Ask political scientist Ahmet Insel what Turkey's biggest problem is, and he replies without hesitation: "The secularist opposition". Self-styled social democrat Deniz Baykal, a preternaturally smiling 69-year-old who has lost four consecutive elections since he took over at the head of Turkey's secularist Republican People's Party (CHP) in 1988, arouses strong feelings in a lot of Turks.
"I'll be voting for the secularists, but I hope to God they don't get into government," says Ersin Oktay, an Istanbul businessman.
It's a comment you hear a lot among educated Turks, natural supporters of Turkey's oldest party, founded by Kemal Ataturk, the man who pulled the country out of the ashes of the Ottoman Empire.
Pro-western and at ease in Turkey's increasingly liberal economy, people such as Oktay are horrified by Baykal's anti-European rhetoric and fondness for Hugo Chávez-style economic nationalism. But they need not worry that he will be in power after parliamentary elections on Sunday. Polls show him heading for only 20 per cent of the vote, and his fifth defeat in a row.
The exact scale of the victory awaiting Baykal's Islamic-rooted bugbear - the Justice and Development Party, or AKP - remains unclear. Some polls show support for it close to 50 per cent. It is almost certain to win more than the 34 per cent it won in 2002.
Yet votes in Turkey don't necessarily translate into seats. With right-wing nationalists looking set to win the 10 per cent of votes required for parliamentary representation, and potentially form a coalition with Baykal's party, AKP is almost certain to fall short of the two-thirds of seats it needs to elect a president and push through constitutional change.
For international investors, wooed by AKP's pro-western, pro-market policies but wary of its sometimes confrontational relations with secularists in the judiciary and army, that is an ideal outcome. Last week, Istanbul's stock exchange - more than 70 per cent foreign-owned - shot to historic highs.
Editor of a recent book on the AKP, political scientist Hakan Yavuz is one of many who thinks investors are over-optimistic.
The parliament Turkey will wake up to next week, he says, will contain Kurdish nationalists, Turkish nationalists, ultra-secularists and the AKP, "an incendiary collection". "Turkey desperately needs to bridge its divisions, but it looks set to elect a parliament that will only consolidate them," he says.
The first point of tension will be renewed elections for the traditionally secularist post of president. The government's failure in May to elect a man whose wife wears a headscarf triggered Sunday's elections.
This time, prime minister Tayyip Erdogan has signalled a willingness to compromise, and his new parliamentary group contains a handful of centrist candidates aimed at assuaging fears that he is trying to chip away at the country's secularist structure.
But scepticism about his party remains high, and not just among men like Mr Oktay.
The AKP has above all failed to win over roughly 10 million Turkish Alevis, members of a heterodox Shia sect that has long been persecuted by the country's Sunni majority.
"Window-dressing," says Izzettin Dogan, head of one of the country's most powerful Alevi groups, referring to AKP's decision to field a well-known Alevi writer among its candidates on Sunday. "No self-respecting Alevi would vote for this party."
Ultimately, though, a potentially more dangerous issue facing Turkey's new government looks to be the Kurdish issue.

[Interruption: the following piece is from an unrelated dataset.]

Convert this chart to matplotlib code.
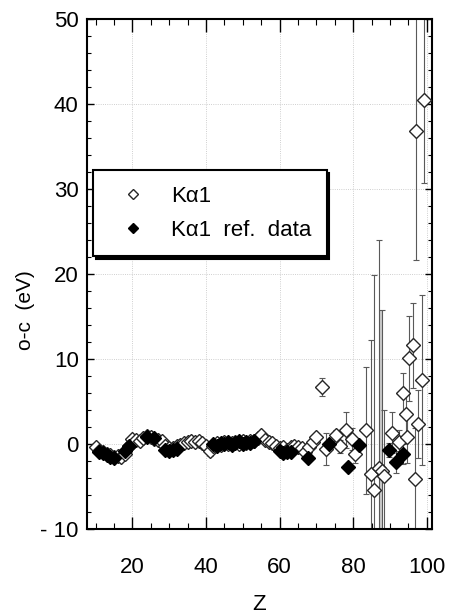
import numpy as np
import matplotlib
matplotlib.use("Agg")
import matplotlib.pyplot as plt
from matplotlib.ticker import MultipleLocator, FuncFormatter

plt.rcParams['font.family'] = ['Liberation Sans', 'DejaVu Sans']
plt.rcParams['axes.unicode_minus'] = False

# K alpha 1, open diamonds
z_open = [10, 11, 12, 13, 14, 15, 16, 17, 18, 19, 20, 21, 22, 23, 24, 25, 26, 27, 28, 29,
          30, 31, 32, 33, 34, 35, 36, 37, 38, 39, 40, 41, 42, 43, 44, 45, 46, 47, 48, 49,
          50, 51, 52, 53, 54, 55, 56, 57, 58, 59, 60, 61, 62, 63, 64, 65, 66, 67, 68, 69,
          70, 71.6, 72.6, 75.4, 76.5, 77.9, 79.7, 80.4, 83.4, 84.8, 85.7, 87.0, 87.7, 88.4,
          90.4, 92.4, 93.4, 94.4, 94.6, 95.2, 96.3, 96.8, 97.1, 97.6, 98.7, 99.3]
v_open = [-0.4, -0.8, -1.0, -1.2, -1.3, -1.5, -1.4, -1.5, -1.2, -0.3, 0.6, 0.5, 0.3, 0.7, 0.9, 0.8, 0.6, 0.5, 0.3, -0.3,
          -0.5, -0.5, -0.3, -0.1, 0.1, 0.2, 0.3, 0.2, 0.4, 0.1, -0.3, -0.8, -0.2, 0.1, -0.1, 0.2, 0.0, 0.1, 0.2, 0.0,
          0.3, 0.1, 0.4, 0.4, 0.7, 1.1, 0.5, 0.2, 0.1, -0.2, -0.5, -0.4, -0.7, -0.4, -0.3, -0.4, -0.5, -0.9, -0.4, 0.2,
          0.8, 6.7, -0.6, 1.0, -0.3, 1.6, 0.6, -1.2, 1.6, -3.5, -5.4, -2.8, -3.2, -3.8,
          1.3, 0.2, 6.0, 3.5, 0.8, 10.1, 11.6, -4.1, 36.8, 2.4, 7.5, 40.5]
e_open = [0] * 31 + [0.6] + [0] * 29 + [1.1, 1.9, 0.6, 0.8, 2.1, 1.3, 1.0, 7.5, 15.7, 25.3, 26.8, 19.0, 7.8,
          2.4, 1.4, 2.4, 2.5, 3.0, 5.0, 5.0, 6.0, 15.2, 4.0, 10.0, 9.8]

# K alpha 1 reference data, filled diamonds
z_ref = [11, 12, 13, 14, 15, 18, 19, 24, 26, 29, 30, 31, 32, 42, 43, 44, 45, 46, 47, 48,
         49, 50, 51, 52, 53, 60, 61, 62, 63, 67.8, 73.5, 78.7, 81.6, 89.7, 91.6, 93.6]
v_ref = [-1.0, -1.1, -1.3, -1.5, -1.6, -0.8, -0.2, 0.8, 0.7, -0.7, -0.8, -0.7, -0.6, 0.0, -0.2, 0.1, 0.0, 0.2, -0.1, 0.1,
         0.3, 0.0, 0.2, 0.1, 0.3, -0.8, -1.1, -0.9, -1.0, -1.6, 0.0, -2.7, -0.1, -0.7, -2.1, -1.2]
e_ref = [0] * 33 + [0.8, 1.3, 1.2]

x_ticks = [20, 40, 60, 80, 100]
y_ticks = [-10, 0, 10, 20, 30, 40, 50]


def spaced(v, pos):
    # old plot style: minus sign set apart from the digits
    s = '%d' % abs(v)
    if v < 0:
        s = '- ' + s
    return s


fig = plt.figure(figsize=(4.51, 6.15), dpi=100)
ax = fig.add_axes([0.193, 0.140, 0.765, 0.829])

ax.errorbar(z_open, v_open, yerr=e_open, fmt='none', ecolor='0.35', elinewidth=0.8,
            capsize=2.5, capthick=0.8, zorder=2)
ax.errorbar(z_ref, v_ref, yerr=e_ref, fmt='none', ecolor='0.35', elinewidth=0.8,
            capsize=2.5, capthick=0.8, zorder=2)
# grey band from overlapping error bars near Z=87
ax.fill_between([86.9, 87.9], [15.8, 15.8], [-10, -10], color='0.8', zorder=1, lw=0)

ax.plot(z_open, v_open, 'D', mfc='white', mec='0.15', ms=7, mew=1.0, zorder=3,
        label='K\u03b11')
ax.plot(z_ref, v_ref, 'D', mfc='black', mec='black', ms=7, mew=1.0, zorder=4,
        label='K\u03b11  ref.  data')

ax.set_xlim(7.7, 101.4)
ax.set_ylim(-10, 50)
ax.set_xticks(x_ticks)
ax.set_yticks(y_ticks)
ax.xaxis.set_minor_locator(MultipleLocator(5))
ax.yaxis.set_minor_locator(MultipleLocator(2))
ax.xaxis.set_major_formatter(FuncFormatter(spaced))
ax.yaxis.set_major_formatter(FuncFormatter(spaced))
ax.tick_params(which='both', direction='in', top=True, right=True, labelsize=16)
ax.tick_params(axis='x', which='major', length=9, width=1.0, pad=20)
ax.tick_params(axis='x', which='minor', length=4, width=0.8)
ax.tick_params(axis='y', which='major', length=5, width=1.0, pad=6)
ax.tick_params(axis='y', which='minor', length=3, width=0.8)
for s in ax.spines.values():
    s.set_linewidth(1.5)

ax.grid(True, which='major', color='0.75', linestyle=':', linewidth=0.6)

ax.set_xlabel('Z', fontsize=16, labelpad=12)
ax.set_ylabel('o-c  (eV)', fontsize=15)
ax.yaxis.set_label_coords(-0.15, 0.43)

leg = ax.legend(loc='upper left', bbox_to_anchor=(0.017, 0.704), borderaxespad=0,
                fontsize=16, frameon=True, fancybox=False, markerscale=0.75,
                shadow={'color': 'black', 'alpha': 1.0}, handletextpad=0.6,
                borderpad=0.7, labelspacing=0.6, handlelength=2.2)
leg.get_frame().set_edgecolor('black')
leg.get_frame().set_linewidth(1.5)

fig.savefig('out.png', dpi=100)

An ongoing campaign by Kurdish rebels has bolstered nationalists of the National Action Party - expected to win about 14 per cent of the vote - and deepened Turkish mistrust of the West.
Support for the US, in particular, is at an all-time low amid rumours in the Turkish press that Washington is supplying the Kurdish rebels with weapons.
Editors of daily Cumhuriyet - flagship of the secularists - appear in no doubt where the greatest danger lies.
They played a major role stoking up secularist fears in the run-up to May's presidential election. Its front page now sports a big black advert calling on readers to "bury the separatists in the polling boxes". It's an oblique reference to AKP's failure to give in to calls for army operations against Kurdish rebel camps in northern Iraq.
The tactic dismays Mr Insel. The secularists know they cannot win, he says, so they "reinforce fear, of Kurds, the West, traitors, Islamic law, the military".
Campaign manager for a prominent dissident intellectual standing as an independent candidate to protest at the increasingly authoritarian tone of Turkish politics, he thinks it is time Turkish voters learned to trust themselves.
"We're campaigning to liberate people from fear," he says.
In a country where educated people quite seriously tell you that foreign investors are buying up land so as to make away with it, that looks to be a tough job.